La volonté affichée par Anna Hazare de se poser en «nouveau Gandhi» dans sa campagne anticorruption consterne des figures du militantisme qui dénoncent son agressivité et son absence de vision, à l'exact opposé des valeurs du guide spirituel et père de l'indépendance.

Hazare, entré lundi dans son septième jour de jeûne pour faire pression sur le gouvernement concernant un projet de loi, ne cesse de multiplier les références au Mahatma Gandhi («grande âme» en sanskrit), assassiné en 1948.

Sa ressemblance avec Gandhi -fines lunettes cerclées, tunique et calotte blanches- et ses discours enflammés plaidant pour «la deuxième liberté» de l'Inde, en référence à l'accession à l'indépendance du pays en 1947, alors sous domination britannique, ont tôt fait de l'envelopper d'une aura de guide.

Mais plusieurs figures reconnues du très actif monde militant, dont certaines s'appliquent à poursuivre les idéaux de Gandhi, commencent à élever la voix contre cette posture qui, selon elles, ne souffre pas la comparaison.

La romancière et militante Arundhati Roy a publié lundi dans le quotidien The Hindu une tribune expliquant pourquoi elle «préfère ne pas être Anna», une allusion au slogan inscrit sur les tee-shirts des manifestants: «Je suis Anna».

«Même si ses moyens sont peut-être gandhiens, les demandes d'Anna Hazare ne le sont certainement pas», a asséné la lauréate 2004 du prix Sydney de la Paix pour son engagement dans des campagnes sociales et son appui au pacifisme.

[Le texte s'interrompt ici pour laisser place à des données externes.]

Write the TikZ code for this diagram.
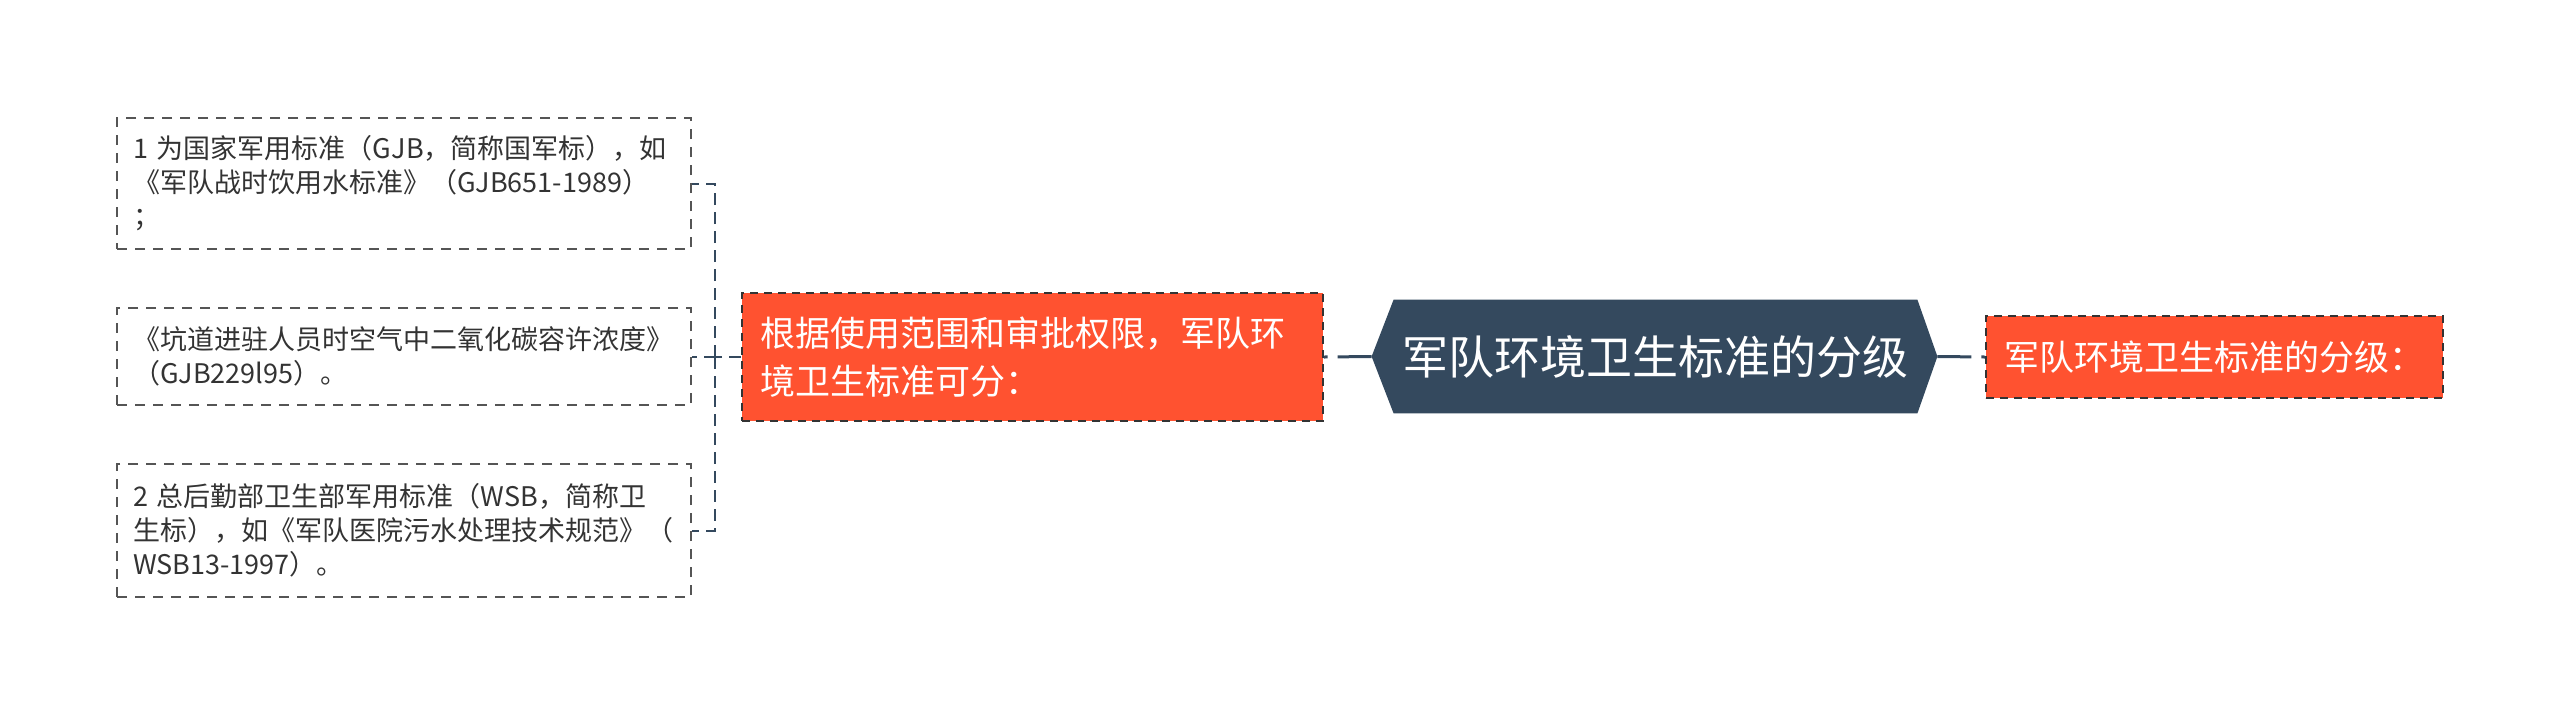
\documentclass[tikz,border=0pt]{standalone}
\usepackage{fontspec}
\setmainfont{Noto Sans CJK SC}
\usepackage{xcolor}
\usetikzlibrary{positioning,backgrounds}

\definecolor{rootcol}{HTML}{34495E}
\definecolor{subcol}{HTML}{FF5230}
\definecolor{leafline}{HTML}{555555}
\definecolor{leaftext}{HTML}{333333}

\tikzset{
  rootnode/.style={rectangle, minimum width=261.5pt, minimum height=56.5pt,
    inner sep=0pt, text=white, font=\fontsize{23}{28}\selectfont},
  subnode/.style={rectangle, fill=subcol, draw=leaftext, line width=0.9pt,
    dash pattern=on 4pt off 3pt, text=white, align=left, inner ysep=0pt},
  leafnode/.style={rectangle, draw=leafline, line width=0.8pt,
    dash pattern=on 5pt off 4pt, text=leaftext, align=left,
    text width=271pt, inner xsep=8pt, inner ysep=0pt,
    font=\fontsize{13.5}{17}\selectfont},
  mainlink/.style={draw=rootcol, line width=1.5pt, dash pattern=on 17pt off 5pt},
  leaflink/.style={draw=rootcol, line width=1pt, dash pattern=on 6pt off 3.5pt},
}

\begin{document}
\begin{tikzpicture}[x=0.5pt, y=-0.5pt]
    \useasboundingbox (0,0) rectangle (2560,714);

    % Central topic
    \node[rootnode] (root) at (1655.5,356.5) {军队环境卫生标准的分级};
    \begin{scope}[on background layer]
        \fill[rootcol] (root.north west) -- (root.north east)
            -- ([xshift=10pt]root.east) -- (root.south east)
            -- (root.south west) -- ([xshift=-11pt]root.west) -- cycle;
    \end{scope}

    % Right and left branches
    \node[subnode, text width=210.5pt, inner xsep=9pt, minimum height=41pt,
        font=\fontsize{17.5}{22}\selectfont] (sum) at (2214.5,357)
        {军队环境卫生标准的分级：};
    \node[subnode, text width=272.5pt, inner xsep=9pt, minimum height=64pt,
        font=\fontsize{17.5}{24}\selectfont] (kind) at (1032.5,357)
        {根据使用范围和审批权限，军队环\\境卫生标准可分：};

    % Leaves
    \node[leafnode, minimum height=65.5pt] (gjb) at (404,183.5)
        {1 为国家军用标准（GJB，简称国军标），如\\《军队战时饮用水标准》（GJB651-1989）\\；};
    \node[leafnode, minimum height=48.5pt] (tunnel) at (404,356.5)
        {《坑道进驻人员时空气中二氧化碳容许浓度》\\（GJB229l95）。};
    \node[leafnode, minimum height=66.5pt] (wsb) at (404,530.5)
        {2 总后勤部卫生部军用标准（WSB，简称卫\\生标），如《军队医院污水处理技术规范》（\\WSB13-1997）。};

    % Connectors
    \draw[mainlink] ([xshift=-11pt]root.west) -- (kind.east);
    \draw[mainlink] ([xshift=10pt]root.east) -- (sum.west);

    \coordinate (fork) at ([xshift=-13pt]kind.west);
    \draw[leaflink] (kind.west) -- (fork);
    \foreach \leaf in {gjb,tunnel,wsb}
        \draw[leaflink] (fork) |- (\leaf.east);
\end{tikzpicture}
\end{document}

Les exigences de Anna Hazare, un militant de 74 ans, se sont cristallisées sur un projet de loi créant un poste de médiateur de la République censé surveiller les hommes politiques et les fonctionnaires du gouvernement.

Le militant exige que le texte soit amendé pour que le médiateur puisse aussi enquêter sur le premier ministre et des magistrats de haut rang en cas de soupçon de corruption.

Tout en reconnaissant que le texte soumis au parlement est en l'état «mauvais», Arundathi Roy estime que Gandhi, qui prônait une réforme du système politique, aurait été révulsé par la campagne plaidant pour un médiateur tout-puissant.

Elle s'estime aussi consternée par «le nationalisme agressif» du mouvement de Hazare. «Ils nous font comprendre que si l'on ne soutient pas sa grève de la faim, on n'est pas de ¨vrais Indiens¨», dénonce-t-elle avant de s'interroger: «Qui est-il vraiment, ce nouveau saint, cette voix du peuple ?»

Rajiv Vora, président du Mouvement gandhien pour l'autonomie, réseau d'organisations souscrivant à la vision de Gandhi, rejette également la tactique choisie pour lutter contre la corruption.

«Le fait de faire pression pour que le parlement adopte un texte dans un délai précis n'est pas du tout dans le style de Gandhi», dit-il à l'AFP. Hazare voudrait que le texte soit adopté d'ici au 30 août.

«Gandhi n'aurait jamais dit non plus qu'il fallait emprisonner et pendre tous les corrompus», insiste-t-il.

Anna Hazare a invectivé samedi les «traîtres» du gouvernement, affirmant que l'argent du Trésor public appartenait à la population. «Gandhi n'aurait jamais utilisé ce langage. Il n'était contre personne, il luttait contre l'administration coloniale», lâche-t-il.

M. Vora craint en outre de possibles accès de violence.

En cas d'échec de sa campagne, «les gens vont être frustrés et la violence va s'introduire dans le mouvement. Hazare peut aujourd'hui dire que son mouvement est non-violent parce qu'il ne fait face à aucune répression, mais que se passera-t-il s'il y a de la répression ?», interroge-t-il.

«Le test d'un mouvement se fait dans la lutte. Mais où est la lutte ? Elle se borne à un projet de loi et Hazare est seul à faire grève de la faim», analyse Rajiv Vora.

L'arrière petit-fils de Gandhi, Tushar, interrogé par l'AFP, estime lui que «la tentative de prendre la place laissée par Gandhi révèle la malhonnêteté de tout le mouvement».